7. Il résulte de l'instruction qu'à l'occasion de l'examen de la situation fiscale personnelle de M. A..., l'administration fiscale a constaté que la SARL " L'homme illustré ", au cours de la période vérifiée, d'une part avait procédé à de nombreux virements sur le compte bancaire personnel détenu par M. A..., par ailleurs gérant de la société, et d'autre part avait pris en charge des dépenses personnelles du contribuable, à hauteur d'un montant total de 31 483 euros pour l'année 2012, de 30 778 euros pour l'année 2013 et de 18 093 euros pour l'année 2014. Dans le cadre de la proposition de rectification du 22 septembre 2015, l'administration a entendu imposer ces sommes dans la catégorie des revenus de capitaux mobiliers en estimant qu'il s'agissait de revenus distribués sur le fondement du 1° du 1 de l'article 109 du code général des impôts.
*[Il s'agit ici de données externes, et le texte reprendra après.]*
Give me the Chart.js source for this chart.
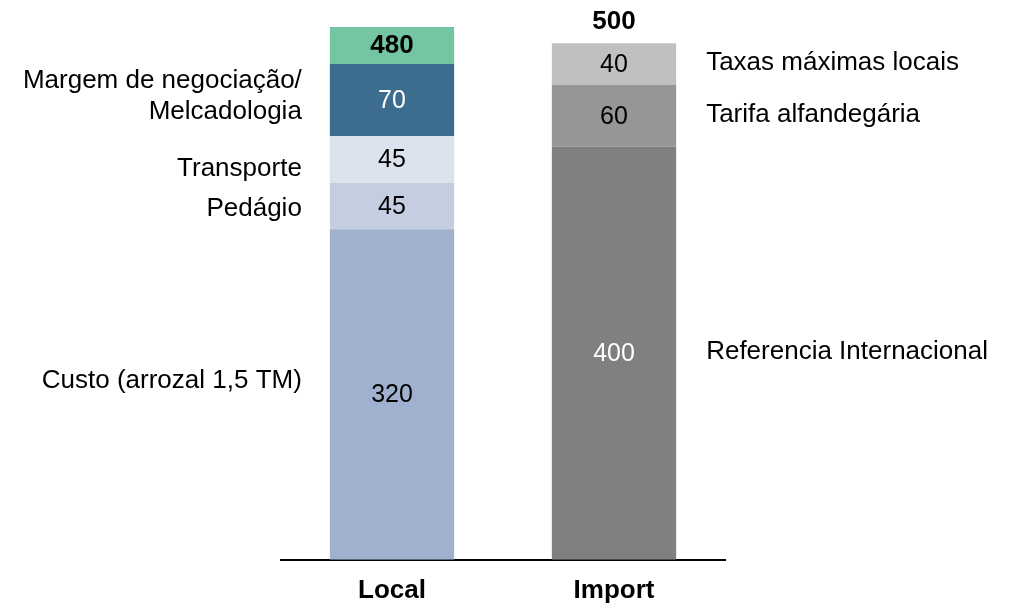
<!DOCTYPE html>
<html>
<head>
<meta charset="utf-8">
<script src="https://cdn.jsdelivr.net/npm/chart.js@4/dist/chart.umd.min.js"></script>
<style>
  html, body { margin: 0; padding: 0; background: #ffffff; }
  #wrap { width: 1012px; height: 606px; }
</style>
</head>
<body>
<div id="wrap"><canvas id="c" width="1012" height="606"></canvas></div>
<script>
// Price build-up of rice: local production vs. import
const categories = ['Local', 'Import'];

// Stack layers, bottom to top
const layer1 = [320, 400];   // Custo / Referencia Internacional
const layer2 = [45, 60];     // Pedágio / Tarifa alfandegária
const layer3 = [45, 40];     // Transporte / Taxas máximas locais
const layer4 = [70, null];   // Margem de negociação

const localLabels = ['Custo (arrozal 1,5 TM)', 'Pedágio', 'Transporte', ['Margem de negociação/', 'Melcadologia']];
const importLabels = ['Referencia Internacional', 'Tarifa alfandegária', 'Taxas máximas locais', null];

// Styling
const FONT = '"Liberation Sans", Arial, Helvetica, sans-serif';
const layerColors = [
  ['#9fb1cf', '#808080'],
  ['#c5cee0', '#969696'],
  ['#dde3ee', '#c0c0c0'],
  ['#3c6d8f', '#ffffff']
];
const valueColors = [
  ['#000000', '#ffffff'],
  ['#000000', '#000000'],
  ['#000000', '#000000'],
  ['#ffffff', '#000000']
];
const localLabelDy = [-14, 3, 9, -4];
const totalBoxColor = '#73c6a1';

const layers = [layer1, layer2, layer3, layer4];

const datasets = layers.map((vals, i) => ({
  data: vals,
  backgroundColor: layerColors[i],
  borderWidth: 0,
  barPercentage: 0.56,
  categoryPercentage: 1.0,
  stack: 's'
}));

const annotate = {
  id: 'annotate',
  afterDatasetsDraw(chart) {
    const ctx = chart.ctx;
    ctx.save();
    // segment values
    ctx.textAlign = 'center';
    ctx.textBaseline = 'middle';
    ctx.font = '25px ' + FONT;
    chart.data.datasets.forEach((ds, di) => {
      const meta = chart.getDatasetMeta(di);
      meta.data.forEach((bar, bi) => {
        const v = ds.data[bi];
        if (v === null || v === undefined) return;
        ctx.fillStyle = valueColors[di][bi];
        ctx.fillText(String(v), bar.x, (bar.y + bar.base) / 2 + 1);
      });
    });

    // side labels
    ctx.font = '26px ' + FONT;
    ctx.fillStyle = '#000000';
    const lineH = 31;
    [localLabels, importLabels].forEach((labels, bi) => {
      labels.forEach((lab, di) => {
        if (!lab) return;
        const bar = chart.getDatasetMeta(di).data[bi];
        const half = bar.width / 2;
        const cy = (bar.y + bar.base) / 2 + (bi === 0 ? localLabelDy[di] : -1);
        const lines = Array.isArray(lab) ? lab : [lab];
        ctx.textAlign = bi === 0 ? 'right' : 'left';
        const x = bi === 0 ? bar.x - half - 28 : bar.x + half + 30;
        lines.forEach((ln, k) => {
          ctx.fillText(ln, x, cy + (k - (lines.length - 1) / 2) * lineH);
        });
      });
    });

    // totals
    ctx.font = 'bold 26px ' + FONT;
    ctx.textAlign = 'center';
    categories.forEach((cat, bi) => {
      let total = 0, topY = Infinity, bar0 = null;
      chart.data.datasets.forEach((ds, di) => {
        const v = ds.data[bi];
        if (v === null || v === undefined) return;
        total += v;
        const b = chart.getDatasetMeta(di).data[bi];
        bar0 = b;
        topY = Math.min(topY, b.y);
      });
      if (bi === 0) {
        const w = bar0.width;
        ctx.fillStyle = totalBoxColor;
        ctx.fillRect(bar0.x - w / 2, topY - 37, w, 37);
        ctx.fillStyle = '#000000';
        ctx.fillText(String(total), bar0.x, topY - 18);
      } else {
        ctx.fillStyle = '#000000';
        ctx.fillText(String(total), bar0.x, topY - 21);
      }
    });
    ctx.restore();
  }
};

new Chart(document.getElementById('c'), {
  type: 'bar',
  data: { labels: categories, datasets },
  options: {
    responsive: false,
    animation: false,
    layout: { padding: { left: 281, right: 287, top: 2, bottom: -15 } },
    plugins: { legend: { display: false }, tooltip: { enabled: false } },
    scales: {
      x: {
        stacked: true,
        grid: { display: false, drawTicks: false },
        border: { display: true, color: '#000000', width: 2 },
        ticks: { color: '#000000', padding: 15, font: { family: FONT, size: 26, weight: 'bold' } }
      },
      y: {
        stacked: true,
        display: false,
        min: 0,
        max: 540
      }
    }
  },
  plugins: [annotate]
});
</script>
</body>
</html>
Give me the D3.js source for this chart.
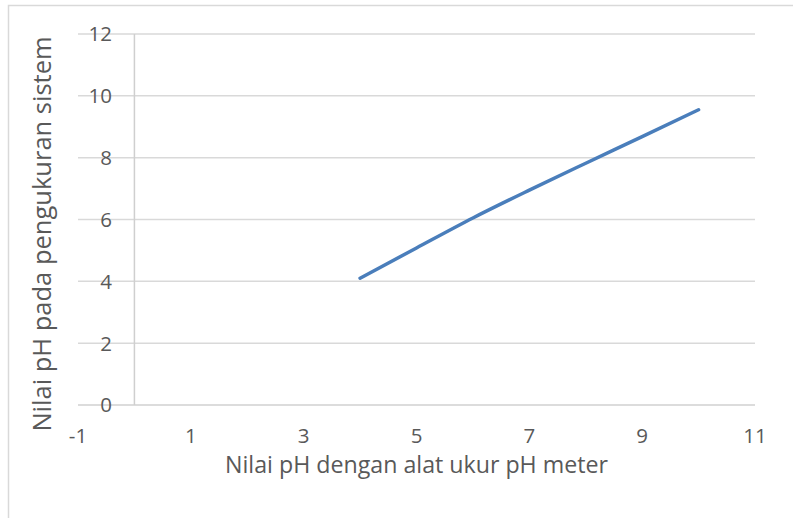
<!DOCTYPE html>
<html><head><meta charset="utf-8">
<script src="https://cdn.jsdelivr.net/npm/d3@7"></script>
<style>
html,body{margin:0;padding:0;background:#fff;}
svg{display:block;font-family:"Open Sans",sans-serif;}
</style></head>
<body>
<svg id="chart" width="793" height="518"></svg>
<script>
const xValues = [4, 5, 6, 7, 8, 9, 10];
const yValues = [4.1, 5.08, 6.05, 6.95, 7.82, 8.68, 9.55];
const xTicks = [-1, 1, 3, 5, 7, 9, 11];
const yTicks = [0, 2, 4, 6, 8, 10, 12];
const xTitle = "Nilai pH dengan alat ukur pH meter";
const yTitle = "Nilai pH pada pengukuran sistem";

const svg = d3.select("#chart");
const W = 793, H = 518;
const plot = {left: 78, right: 755, top: 34, bottom: 405};

// chart frame
svg.append("rect").attr("x", 8.5).attr("y", 5.5).attr("width", W + 20).attr("height", H + 20)
  .attr("fill", "#fff").attr("stroke", "#d9d9d9").attr("stroke-width", 1.5);

const x = d3.scaleLinear().domain([-1, 11]).range([plot.left, plot.right]);
const y = d3.scaleLinear().domain([0, 12]).range([plot.bottom, plot.top]);

// horizontal gridlines
svg.append("g").selectAll("line").data(yTicks).join("line")
  .attr("x1", x(-1)).attr("x2", x(11))
  .attr("y1", d => y(d)).attr("y2", d => y(d))
  .attr("stroke", d => d === 0 ? "#d0d0d0" : "#d9d9d9").attr("stroke-width", 1.5);

// vertical axis line at x = 0
svg.append("line").attr("x1", x(0)).attr("x2", x(0)).attr("y1", y(12)).attr("y2", y(0))
  .attr("stroke", "#cfcfcf").attr("stroke-width", 1.5);

// y tick labels
svg.append("g").selectAll("text").data(yTicks).join("text")
  .attr("x", 112).attr("y", d => y(d)).attr("dy", "0.36em")
  .attr("text-anchor", "end").attr("fill", "#595959").attr("font-size", 20.5)
  .text(d => d);

// x tick labels
svg.append("g").selectAll("text").data(xTicks).join("text")
  .attr("x", d => x(d)).attr("y", 443)
  .attr("text-anchor", "middle").attr("fill", "#595959").attr("font-size", 20.5)
  .text(d => d);

// axis titles
svg.append("text").attr("x", (plot.left + plot.right) / 2).attr("y", 473)
  .attr("text-anchor", "middle").attr("fill", "#595959").attr("font-size", 23.2)
  .text(xTitle);
svg.append("text").attr("transform", `translate(51,234) rotate(-90)`)
  .attr("text-anchor", "middle").attr("fill", "#595959").attr("font-size", 25.5)
  .text(yTitle);

// series line
const pts = xValues.map((v, i) => [v, yValues[i]]);
svg.append("path").datum(pts)
  .attr("fill", "none").attr("stroke", "#4a7ebb").attr("stroke-width", 3.5)
  .attr("stroke-linecap", "round").attr("stroke-linejoin", "round")
  .attr("d", d3.line().curve(d3.curveMonotoneX).x(d => x(d[0])).y(d => y(d[1])));
</script>
</body></html>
Devant le tribunal administratif, elle a demandé que la base légale du c. de l'article 111 du code général des impôts soit substituée à celle initialement retenue, demande à laquelle le tribunal a fait droit.
8. En premier lieu, M. A... soutient devant la cour que les sommes en cause ne peuvent pas être qualifiées de revenus et avantages occultes dès lors qu'à l'occasion des opérations de vérification de la comptabilité de la SARL " L'homme illustré ", l'administration n'a ni donné une telle qualification à ces sommes, ni procédé à leur réintégration dans les bénéfices imposables. Toutefois, en tout état de cause, ainsi que le fait valoir l'administration, la SARL n'a déposé aucune déclaration de résultats au titre des exercices clos en 2012, 2013 et 2014 et n'a présenté aucun document comptable au service à l'occasion de sa vérification de comptabilité, ce qui a conduit à l'évaluation d'office de son résultat. Le service a donc été mis dans l'impossibilité d'identifier les opérations en cause et de leur donner une telle qualification.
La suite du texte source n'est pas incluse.